- _Data supplied_
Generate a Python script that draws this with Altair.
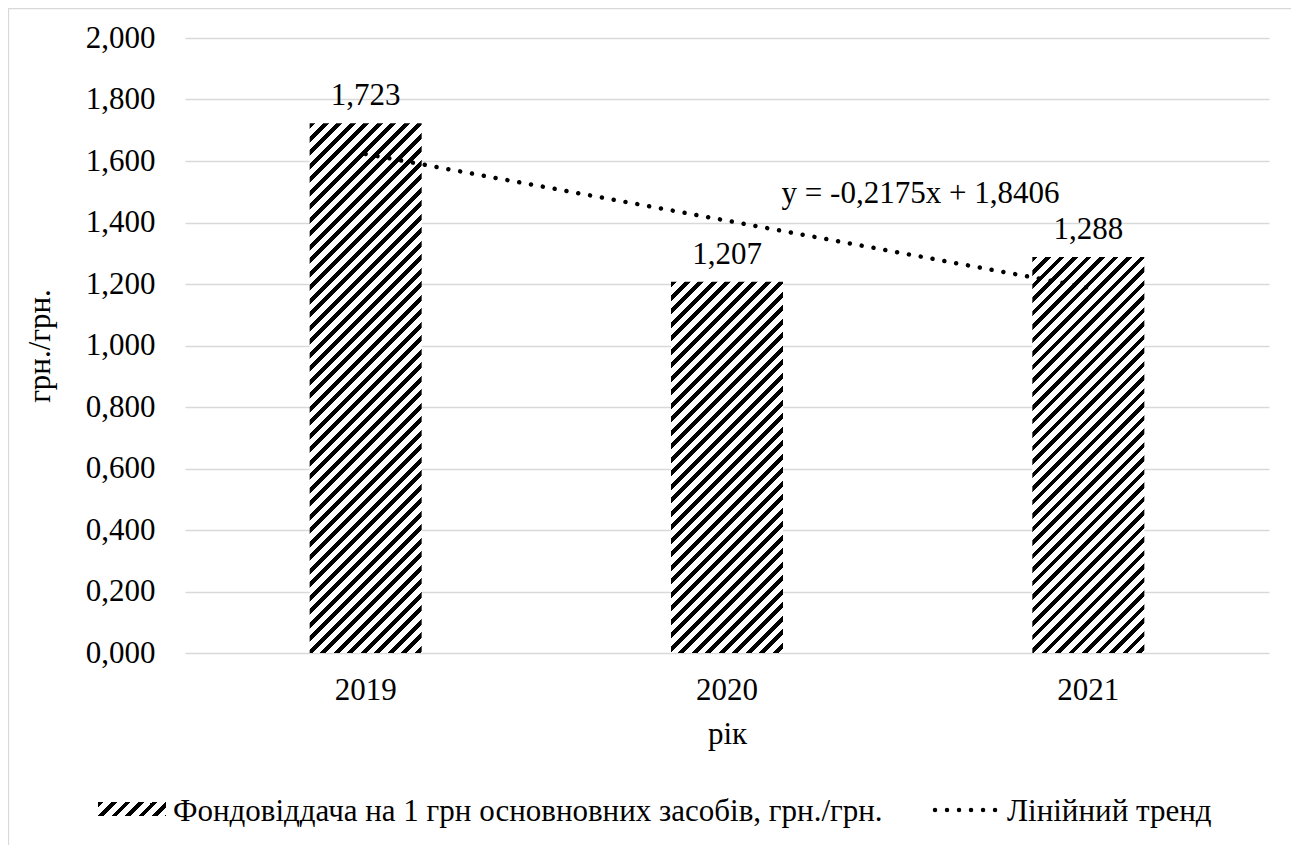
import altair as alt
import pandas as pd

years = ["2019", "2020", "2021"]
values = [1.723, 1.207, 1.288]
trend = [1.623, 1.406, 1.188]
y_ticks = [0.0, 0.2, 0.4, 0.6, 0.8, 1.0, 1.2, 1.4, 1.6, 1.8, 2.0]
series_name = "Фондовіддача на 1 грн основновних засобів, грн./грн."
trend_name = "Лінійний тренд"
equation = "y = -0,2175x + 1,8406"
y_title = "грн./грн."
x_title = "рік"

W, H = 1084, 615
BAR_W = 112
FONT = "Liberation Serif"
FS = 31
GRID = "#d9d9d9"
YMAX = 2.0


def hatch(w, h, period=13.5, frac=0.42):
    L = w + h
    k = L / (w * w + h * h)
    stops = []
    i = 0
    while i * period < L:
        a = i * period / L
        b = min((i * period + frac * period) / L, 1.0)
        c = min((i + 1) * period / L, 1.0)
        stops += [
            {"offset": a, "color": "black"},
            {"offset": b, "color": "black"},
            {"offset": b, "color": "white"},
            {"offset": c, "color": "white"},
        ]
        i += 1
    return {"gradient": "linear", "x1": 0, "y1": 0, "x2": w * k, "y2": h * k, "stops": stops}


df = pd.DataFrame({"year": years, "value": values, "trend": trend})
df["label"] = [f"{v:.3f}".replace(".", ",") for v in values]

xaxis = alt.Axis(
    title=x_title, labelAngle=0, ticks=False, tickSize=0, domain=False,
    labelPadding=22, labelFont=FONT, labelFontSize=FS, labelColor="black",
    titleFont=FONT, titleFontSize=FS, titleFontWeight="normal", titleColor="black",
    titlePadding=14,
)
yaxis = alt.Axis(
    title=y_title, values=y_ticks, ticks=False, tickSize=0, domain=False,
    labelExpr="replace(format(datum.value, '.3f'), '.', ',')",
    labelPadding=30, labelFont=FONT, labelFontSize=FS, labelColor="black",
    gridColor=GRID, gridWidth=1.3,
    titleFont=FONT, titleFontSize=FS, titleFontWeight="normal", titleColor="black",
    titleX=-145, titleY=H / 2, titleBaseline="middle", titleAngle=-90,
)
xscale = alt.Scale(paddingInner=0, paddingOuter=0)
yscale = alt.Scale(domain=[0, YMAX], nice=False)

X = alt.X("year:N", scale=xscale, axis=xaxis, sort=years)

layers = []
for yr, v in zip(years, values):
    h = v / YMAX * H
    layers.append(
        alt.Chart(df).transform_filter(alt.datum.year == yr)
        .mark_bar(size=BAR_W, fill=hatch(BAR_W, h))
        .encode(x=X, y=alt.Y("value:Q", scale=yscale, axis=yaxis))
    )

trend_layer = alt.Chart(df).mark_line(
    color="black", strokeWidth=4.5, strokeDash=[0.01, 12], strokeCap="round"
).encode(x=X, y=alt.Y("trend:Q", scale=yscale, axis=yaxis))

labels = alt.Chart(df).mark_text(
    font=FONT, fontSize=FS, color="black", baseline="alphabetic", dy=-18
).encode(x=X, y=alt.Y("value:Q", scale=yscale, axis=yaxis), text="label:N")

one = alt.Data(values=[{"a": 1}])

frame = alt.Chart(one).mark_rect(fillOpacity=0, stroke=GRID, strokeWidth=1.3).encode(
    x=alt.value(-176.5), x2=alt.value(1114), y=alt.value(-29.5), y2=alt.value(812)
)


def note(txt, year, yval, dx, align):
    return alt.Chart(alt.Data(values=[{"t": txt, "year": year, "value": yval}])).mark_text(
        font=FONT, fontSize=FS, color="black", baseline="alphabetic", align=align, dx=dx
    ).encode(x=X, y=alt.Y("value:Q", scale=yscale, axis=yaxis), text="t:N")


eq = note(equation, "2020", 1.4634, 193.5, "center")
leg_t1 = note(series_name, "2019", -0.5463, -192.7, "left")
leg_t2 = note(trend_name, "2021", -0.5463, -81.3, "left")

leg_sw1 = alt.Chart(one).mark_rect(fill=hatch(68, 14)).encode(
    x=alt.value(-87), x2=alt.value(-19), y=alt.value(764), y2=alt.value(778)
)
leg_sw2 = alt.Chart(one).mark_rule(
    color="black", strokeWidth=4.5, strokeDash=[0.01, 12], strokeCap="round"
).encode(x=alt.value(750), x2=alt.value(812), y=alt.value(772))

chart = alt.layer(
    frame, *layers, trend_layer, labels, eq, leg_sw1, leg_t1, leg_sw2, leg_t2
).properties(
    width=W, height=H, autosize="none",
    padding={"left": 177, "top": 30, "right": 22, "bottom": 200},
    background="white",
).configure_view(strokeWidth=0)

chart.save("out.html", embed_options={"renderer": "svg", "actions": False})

* * *

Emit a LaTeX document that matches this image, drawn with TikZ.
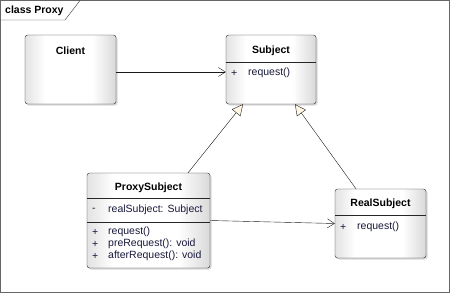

* * *

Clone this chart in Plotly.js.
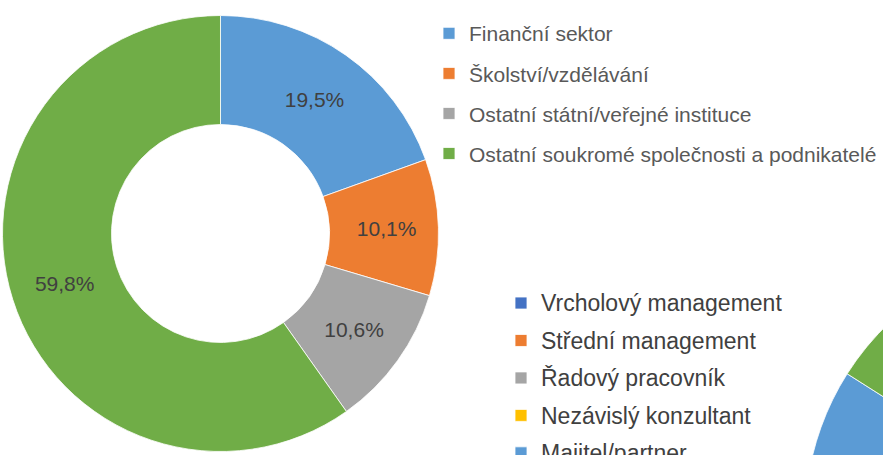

- _Given instruction_
Transcribe the lines between the one holding "Generate a Python" and the one holding "scale=xscale, axis=xaxis, sort=years)", inclusive, and leave out any pictures.

- _Written answer_
Generate a Python script that draws this with Altair.
import altair as alt
import pandas as pd

years = ["2019", "2020", "2021"]
values = [1.723, 1.207, 1.288]
trend = [1.623, 1.406, 1.188]
y_ticks = [0.0, 0.2, 0.4, 0.6, 0.8, 1.0, 1.2, 1.4, 1.6, 1.8, 2.0]
series_name = "Фондовіддача на 1 грн основновних засобів, грн./грн."
trend_name = "Лінійний тренд"
equation = "y = -0,2175x + 1,8406"
y_title = "грн./грн."
x_title = "рік"

W, H = 1084, 615
BAR_W = 112
FONT = "Liberation Serif"
FS = 31
GRID = "#d9d9d9"
YMAX = 2.0


def hatch(w, h, period=13.5, frac=0.42):
    L = w + h
    k = L / (w * w + h * h)
    stops = []
    i = 0
    while i * period < L:
        a = i * period / L
        b = min((i * period + frac * period) / L, 1.0)
        c = min((i + 1) * period / L, 1.0)
        stops += [
            {"offset": a, "color": "black"},
            {"offset": b, "color": "black"},
            {"offset": b, "color": "white"},
            {"offset": c, "color": "white"},
        ]
        i += 1
    return {"gradient": "linear", "x1": 0, "y1": 0, "x2": w * k, "y2": h * k, "stops": stops}


df = pd.DataFrame({"year": years, "value": values, "trend": trend})
df["label"] = [f"{v:.3f}".replace(".", ",") for v in values]

xaxis = alt.Axis(
    title=x_title, labelAngle=0, ticks=False, tickSize=0, domain=False,
    labelPadding=22, labelFont=FONT, labelFontSize=FS, labelColor="black",
    titleFont=FONT, titleFontSize=FS, titleFontWeight="normal", titleColor="black",
    titlePadding=14,
)
yaxis = alt.Axis(
    title=y_title, values=y_ticks, ticks=False, tickSize=0, domain=False,
    labelExpr="replace(format(datum.value, '.3f'), '.', ',')",
    labelPadding=30, labelFont=FONT, labelFontSize=FS, labelColor="black",
    gridColor=GRID, gridWidth=1.3,
    titleFont=FONT, titleFontSize=FS, titleFontWeight="normal", titleColor="black",
    titleX=-145, titleY=H / 2, titleBaseline="middle", titleAngle=-90,
)
xscale = alt.Scale(paddingInner=0, paddingOuter=0)
yscale = alt.Scale(domain=[0, YMAX], nice=False)

X = alt.X("year:N", scale=xscale, axis=xaxis, sort=years)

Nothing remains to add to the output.